Ballots will be sent to voters by April 6, the original date of the election. They must be returned to the town by 8 p.m. April 24.
The burgess and commissioners approved the change by a 4-2 vote held in a virtual meeting held Wednesday evening, with Burgess John Miller and Commissioner Jennifer Falcinelli opposed.
Miller is running unopposed for burgess, while commissioners Chris Goodman and Tom Catania and challenger Jean LaPadula are competing for two commissioner seats.
The town, with 3,503 registered voters, had already received 372 absentee ballot requests by its March 20 deadline.
Wednesday’s meeting included a discussion with town attorney Brandy Peeples about whether the town could even vote to move the election, since Miller, Goodman and Catania would be voting on a decision that affects them directly.
The town’s charter requires that an ordinance, which would be necessary to change the election date, requires “the favorable votes of a majority of the legislative body,” Peeples told the burgess and commissioners Wednesday, as well as in a written opinion.
Since Miller, Goodman and Catania have a direct interest in the election’s outcome, it would be a conflict of interest for them to vote on whether to postpone, Peeples said.
That would leave only Falcinelli and her colleagues Rick Dietrick and Larry Bussard to vote, preventing a majority.
But the three officials up for election would be allowed to vote on “an administrative or ministerial duty that does not affect the disposition or decision of the matter,” Peeples’ decision said, such as how to conduct the voting in the election.
Catania said he understood Peeples’ perspective, but the municipality was caught up in a worldwide problem.
“We’re dealing with an extraordinary time, and we’re living in a bizarre time,” he said.
He proposed moving the election to June 1, holding any absentee ballots already received and extending the deadline for people to request absentee ballots to May 15.
The three commissioner candidates expressed concern about not being able to go out and meet voters, whether by going from door to door or at events, in the midst of the global COVID-19 pandemic.

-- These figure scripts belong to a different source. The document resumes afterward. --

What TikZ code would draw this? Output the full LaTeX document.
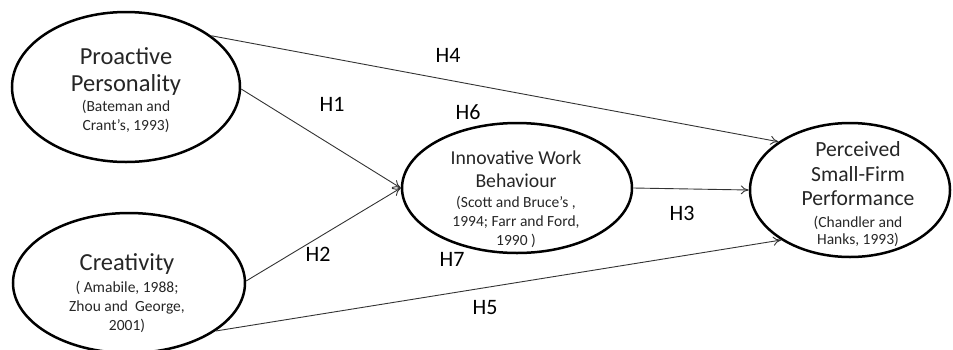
\documentclass[tikz,border=0pt]{standalone}
\usepackage{fontspec}
\setmainfont{Carlito}
\usetikzlibrary{shapes.geometric,arrows.meta}
\tikzset{>={To[length=8pt,width=9pt]}}
\colorlet{penColor}{black}
\colorlet{penColor2}{black!80}
\newcommand{\titlesize}{\fontsize{24.5}{27}\selectfont}
\newcommand{\citesize}{\fontsize{15.5}{19}\selectfont}

\begin{document}
\begin{tikzpicture}[x=1pt,y=-1pt,
    factor/.style={draw=penColor,ellipse,line width=2.5pt,inner sep=0pt},
    ftext/.style={align=center,inner sep=0pt,text=black!85,font=\citesize},
    hyp/.style={->,penColor2,line width=0.9pt},
    hlabel/.style={inner sep=0pt,font=\fontsize{22}{24}\selectfont}]
  \useasboundingbox (0,0) rectangle (953,349);
  % the four constructs
  \node[factor,minimum width=228,minimum height=150] (pp) at (126,87) {};
  \node[factor,minimum width=232,minimum height=140] (cr) at (129,283) {};
  \node[factor,minimum width=230,minimum height=130] (iwb) at (517,188) {};
  \node[factor,minimum width=200,minimum height=134] (psfp) at (850,190) {};
  \node[ftext] (pp-txt) at (126,90) {\titlesize Proactive\\[8pt]\titlesize Personality\\[1.5pt]
    (Bateman and\\Crant’s, 1993)};
  \node[ftext] (cr-txt) at (127,293) {\titlesize Creativity\\[3pt]
    ( Amabile, 1988;\\Zhou and\ \ George,\\2001)};
  \node[ftext] (iwb-txt) at (516,199) {\fontsize{19.7}{23}\selectfont Innovative Work\\[4pt]
    \fontsize{19.7}{23}\selectfont Behaviour\\[1pt]
    (Scott and Bruce’s ,\\1994; Farr and Ford,\\1990 )};
  \node[ftext] (psfp-txt) at (858,194) {\fontsize{21.6}{25}\selectfont Perceived\\[6pt]
    \fontsize{21.6}{25}\selectfont Small-Firm\\[5pt]\fontsize{21.6}{25}\selectfont Performance\\[3pt]
    (Chandler and\\[-1.5pt]Hanks, 1993)};
  % hypotheses
  \draw[hyp] (pp.31) -- (psfp.146);
  \draw[hyp] (pp.-1) -- (iwb.west);
  \draw[hyp] (cr.1) -- (iwb.west);
  \draw[hyp] (iwb.east) -- (psfp.west);
  \draw[hyp] (cr.-29) -- (psfp.-144);
  \node[hlabel] (h4) at (448,55) {H4};
  \node[hlabel] (h1) at (332,104) {H1};
  \node[hlabel] (h6) at (468,112) {H6};
  \node[hlabel] (h2) at (318,254) {H2};
  \node[hlabel] (h7) at (452,259) {H7};
  \node[hlabel] (h3) at (682,213) {H3};
  \node[hlabel] (h5) at (485,308) {H5};
\end{tikzpicture}
\end{document}
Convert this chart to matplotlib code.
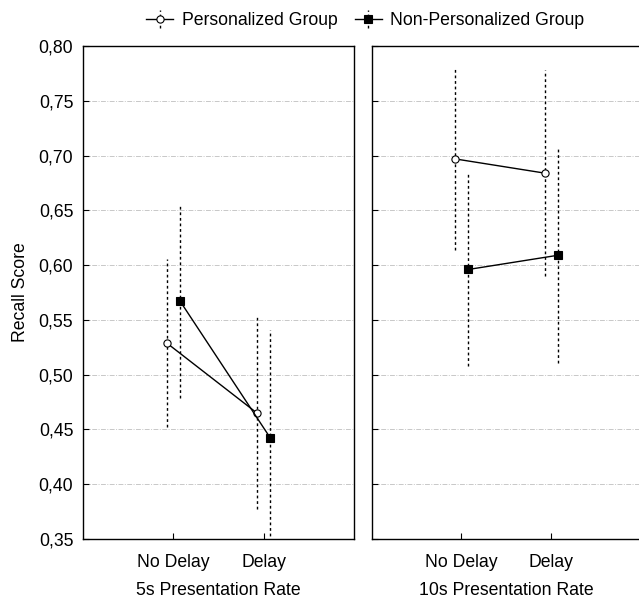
import numpy as np
import matplotlib
matplotlib.use('Agg')
import matplotlib.pyplot as plt

plt.rcParams['font.family'] = ['Liberation Sans', 'DejaVu Sans']

conditions = ['No Delay', 'Delay']
panels = ['5s Presentation Rate', '10s Presentation Rate']

# means and error half-widths, [panel][condition]
pers_mean = [[0.529, 0.465], [0.697, 0.684]]
pers_err = [[0.077, 0.088], [0.083, 0.094]]
nonpers_mean = [[0.567, 0.442], [0.596, 0.609]]
nonpers_err = [[0.088, 0.099], [0.088, 0.098]]

yticks = [0.35, 0.40, 0.45, 0.50, 0.55, 0.60, 0.65, 0.70, 0.75, 0.80]

fig = plt.figure(figsize=(6.39, 6.0), dpi=100)
ax1 = fig.add_axes([0.130, 0.1017, 0.424, 0.8216])
ax2 = fig.add_axes([0.5817, 0.1017, 0.4215, 0.8216])

fs = 12.7
x = np.arange(len(conditions))
off = 0.075
handles = []
for i, ax in enumerate([ax1, ax2]):
    for mean, err, dx, mk, fc in [(pers_mean[i], pers_err[i], -off, 'o', 'white'),
                                  (nonpers_mean[i], nonpers_err[i], off, 's', 'black')]:
        h = ax.errorbar(x + dx, mean, yerr=err, fmt='-', color='black', lw=1.0,
                        marker=mk, ms=5.5 if mk == 's' else 5.2, mfc=fc, mec='black',
                        mew=0.8, ecolor='black', elinewidth=1.0, capsize=0, zorder=3)
        h[2][0].set_linestyle((0, (2, 2)))
        if i == 0:
            handles.append(h)
    ax.set_xlim(-1, 2)
    ax.set_ylim(0.35, 0.80)
    ax.set_yticks(yticks)
    ax.set_xticks(x)
    ax.set_xticklabels(conditions, fontsize=fs)
    ax.set_xlabel(panels[i], fontsize=fs, labelpad=8)
    ax.tick_params(direction='in', length=4, width=0.8)
    ax.tick_params(axis='x', pad=11)
    ax.tick_params(axis='y', pad=7)
    ax.grid(axis='y', color='#c8c8c8', linestyle=(0, (5, 1.5, 1, 1.5)), lw=0.7)
    ax.set_axisbelow(True)
    for s in ax.spines.values():
        s.set_linewidth(1.0)

ax1.set_yticklabels([f'{v:.2f}'.replace('.', ',') for v in yticks], fontsize=fs)
ax1.set_ylabel('Recall Score', fontsize=fs, labelpad=7)
ax2.set_yticklabels([])

fig.legend(handles, ['Personalized Group', 'Non-Personalized Group'],
           loc='center', bbox_to_anchor=(0.572, 0.966), ncol=2, frameon=False,
           fontsize=fs, handlelength=1.5, handletextpad=0.5, columnspacing=1.0)

fig.savefig('out.png', dpi=100)
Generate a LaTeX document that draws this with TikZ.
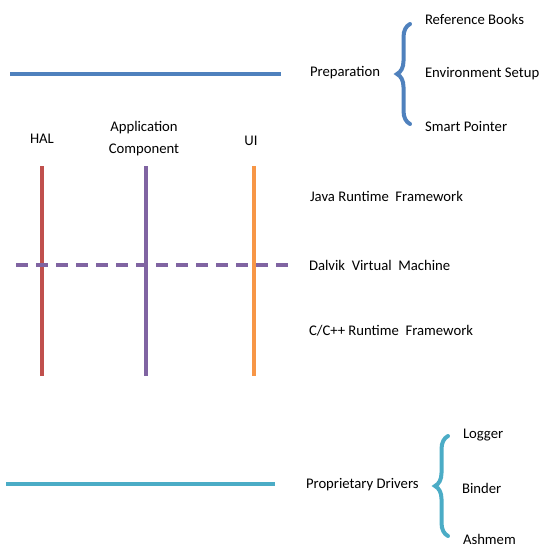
\documentclass[tikz,border=0pt]{standalone}
\usepackage{fontspec}
\setmainfont{Carlito}
\usetikzlibrary{decorations.pathreplacing}
\definecolor{pb}{RGB}{79, 129, 189}
\definecolor{pt}{RGB}{75, 172, 198}
\definecolor{pr}{RGB}{192, 80, 77}
\definecolor{pp}{RGB}{128, 100, 162}
\definecolor{po}{RGB}{247, 150, 70}
\tikzset{lbl/.style = {anchor = west, inner sep = 0pt, font = \fontsize{14.7}{17}\selectfont},
  clbl/.style = {lbl, anchor = center},
  brc/.style = {decorate, decoration = {brace, amplitude = 13pt}, line width = 4pt, line cap = round}}

\begin{document}
\begin{tikzpicture}[x = 1pt, y = -1pt, line width = 4pt]
\useasboundingbox (0,0) rectangle (556,551);
\draw[pb] (10,74) -- (281,74);
\draw[pt] (6,484) -- (275,484);
\draw[pr] (42,166) -- (42,376);
\draw[pp] (146,166) -- (146,376);
\draw[po] (254,166) -- (254,376);
\draw[pp, dash pattern = on 12pt off 8pt] (16,265) -- (289,265);
\draw[pb, brc] (410,124) -- (410,24);
\draw[pt, brc] (448,536) -- (448,436);
\node[lbl] (prep) at (308,73) {Preparation};
\node[lbl] (books) at (423,19) {Reference Books};
\node[lbl] (env) at (423,74) {Environment Setup};
\node[lbl] (sp) at (423,126) {Smart Pointer};
\node[clbl] (hal) at (42,139) {HAL};
\node[clbl] (app) at (144,128) {Application};
\node[clbl] (comp) at (144,150) {Component};
\node[clbl] (ui) at (251,141) {UI};
\node[lbl] (java) at (308,196) {Java Runtime\ \ Framework};
\node[lbl] (dvm) at (307,265) {Dalvik\ \ Virtual\ \ Machine};
\node[lbl] (cpp) at (307,331) {C/C++ Runtime\ \ Framework};
\node[lbl] (drv) at (304,485) {Proprietary Drivers};
\node[lbl] (log) at (461,435) {Logger};
\node[lbl] (bnd) at (460,488) {Binder};
\node[lbl] (ash) at (461,539) {Ashmem};
\end{tikzpicture}
\end{document}
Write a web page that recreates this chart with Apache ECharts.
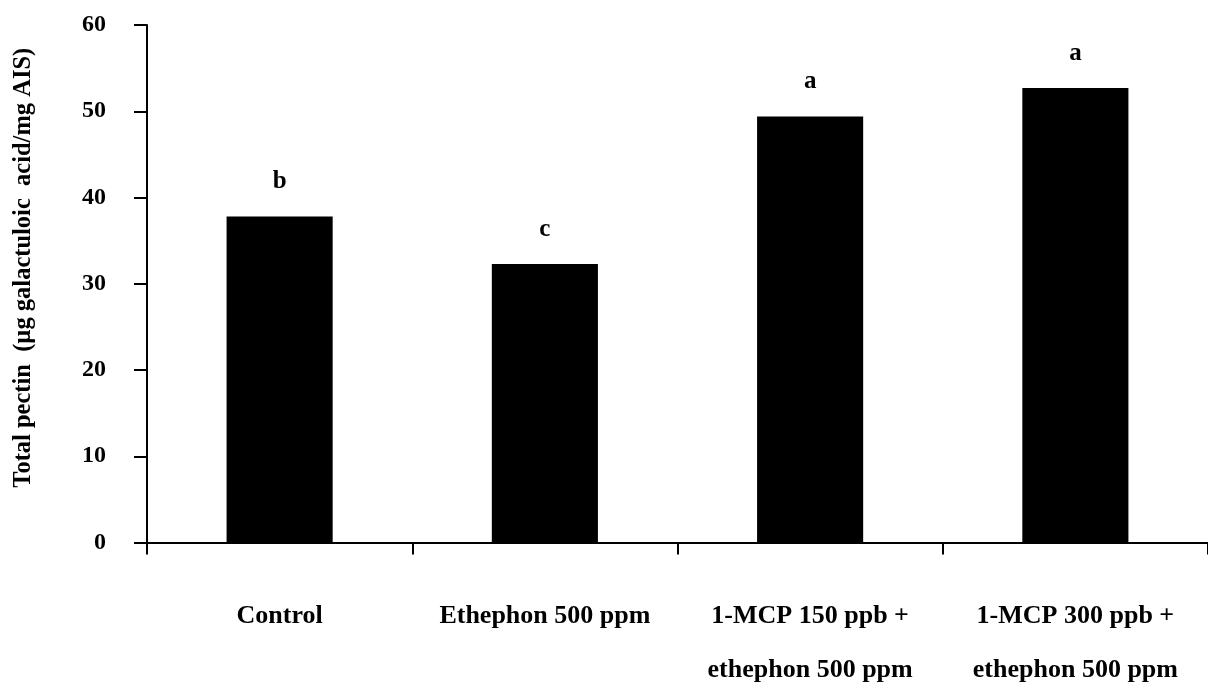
<!DOCTYPE html>
<html>
<head>
<meta charset="utf-8">
<script src="https://cdn.jsdelivr.net/npm/echarts@6/dist/echarts.min.js"></script>
<style>
html,body{margin:0;padding:0;background:#fff;}
#chart{width:1208px;height:688px;}
</style>
</head>
<body>
<div id="chart"></div>
<script>
const categories = ['Control', 'Ethephon 500 ppm', '1-MCP 150 ppb +\nethephon 500 ppm', '1-MCP 300 ppb +\nethephon 500 ppm'];
const values = [37.8, 32.3, 49.4, 52.7];
const letters = ['b', 'c', 'a', 'a'];
const yTicks = [0, 10, 20, 30, 40, 50, 60];
const yTitle = 'Total pectin  (µg galactuloic  acid/mg AIS)';

const FONT = '"Liberation Serif", "Times New Roman", serif';
const chart = echarts.init(document.getElementById('chart'));
chart.setOption({
  animation: false,
  grid: {left: 147, right: 0, top: 25, bottom: 145.5, containLabel: false, outerBoundsMode: 'none'},
  xAxis: {
    type: 'category',
    data: categories,
    axisLine: {lineStyle: {color: '#000', width: 2}},
    axisTick: {show: true, length: 12, lineStyle: {color: '#000', width: 2}},
    axisLabel: {
      color: '#000', fontFamily: FONT, fontWeight: 'bold', fontSize: 26,
      verticalAlign: 'top', lineHeight: 54, margin: 47, interval: 0
    }
  },
  yAxis: {
    type: 'value',
    min: yTicks[0], max: yTicks[yTicks.length - 1], interval: 10,
    splitLine: {show: false},
    axisLine: {show: true, lineStyle: {color: '#000', width: 2}},
    axisTick: {show: true, inside: false, length: 13, lineStyle: {color: '#000', width: 2}},
    axisLabel: {color: '#000', fontFamily: FONT, fontWeight: 'bold', fontSize: 24, margin: 41},
    name: yTitle,
    nameLocation: 'middle',
    nameRotate: 90,
    nameGap: 111,
    nameTextStyle: {color: '#000', fontFamily: FONT, fontWeight: 'bold', fontSize: 24.5, padding: [0, 0, 0, 32]}
  },
  series: [{
    type: 'bar',
    data: values,
    barWidth: '40%',
    itemStyle: {color: '#000'},
    label: {
      show: true, position: 'top', distance: 22,
      formatter: p => letters[p.dataIndex],
      color: '#000', fontFamily: FONT, fontWeight: 'bold', fontSize: 25
    }
  }]
});
</script>
</body>
</html>
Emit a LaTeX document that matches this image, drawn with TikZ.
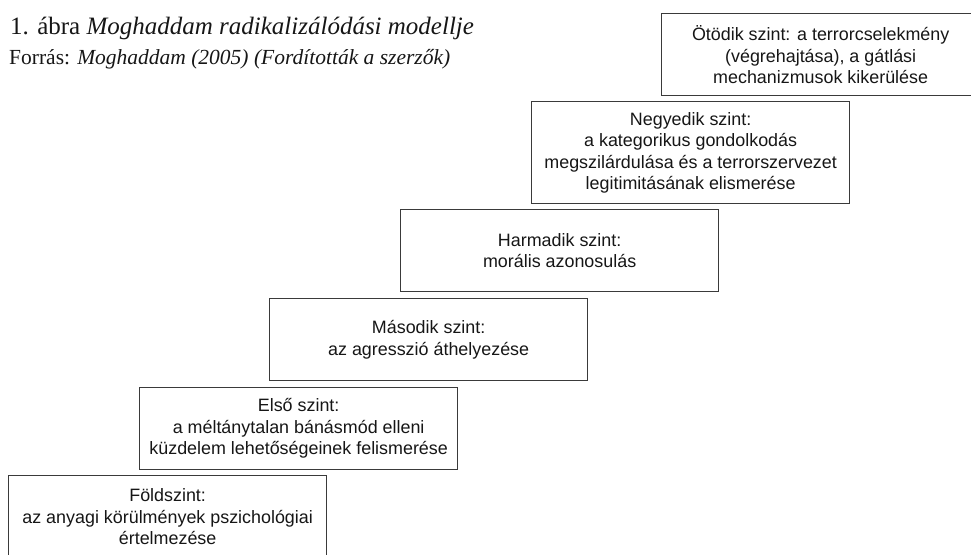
\documentclass[tikz,border=0pt]{standalone}
\usepackage{fontspec}
\setmainfont{Liberation Serif}
\setsansfont{Liberation Sans}
\definecolor{boxline}{HTML}{3A3A3A}
\definecolor{ink}{HTML}{161616}
\begin{document}
\begin{tikzpicture}[x=1pt,y=-1pt,
  lvl/.style={draw=boxline, line width=1.3pt, anchor=north west,
    minimum width=318pt, minimum height=82pt, inner sep=0pt,
    align=center, text=ink,
    font=\sffamily\fontsize{17.9pt}{21.5pt}\selectfont},
  captext/.style={anchor=base west, inner sep=0pt, text=ink}]
\useasboundingbox (0,0) rectangle (971,554);
\node[captext, font=\fontsize{25pt}{29pt}\selectfont] (t1) at (10,34)
  {1. ábra \textit{Moghaddam radikalizálódási modellje}};
\node[captext, font=\fontsize{21.5pt}{26pt}\selectfont] (t2) at (9,64)
  {Forrás: \textit{Moghaddam (2005) (Fordították a szerzők)}};
\node[lvl] (l0) at (8,475) {Földszint:\\az anyagi körülmények pszichológiai\\értelmezése};
\node[lvl] (l1) at (139,387) {Első szint:\\a méltánytalan bánásmód elleni\\küzdelem lehetőségeinek felismerése};
\node[lvl] (l2) at (269,298) {Második szint:\\az agresszió áthelyezése};
\node[lvl] (l3) at (400,209) {Harmadik szint:\\morális azonosulás};
\node[lvl, minimum height=102pt] (l4) at (531,101) {Negyedik szint:\\a kategorikus gondolkodás\\megszilárdulása és a terrorszervezet\\legitimitásának elismerése};
\node[lvl] (l5) at (661,13) {Ötödik szint: a terrorcselekmény\\(végrehajtása), a gátlási\\mechanizmusok kikerülése};
\end{tikzpicture}
\end{document}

Even if they did wait until June, door-to-door campaigning will probably still not be an option, since the virus may not have peaked even then, Miller said.
LaPadula said she would suffer the most from not being able to campaign, since she’s not an incumbent and therefore not as well-known.
Bussard argued that the election should go on as scheduled.
If people can go to the grocery store and stand in line at a safe distance, they can stand in line to vote, he said.
But Dietrick said people are being told by all kinds of officials not to go out.
If they have the election as planned, they’re doing the opposite of what people have been told to do, he said.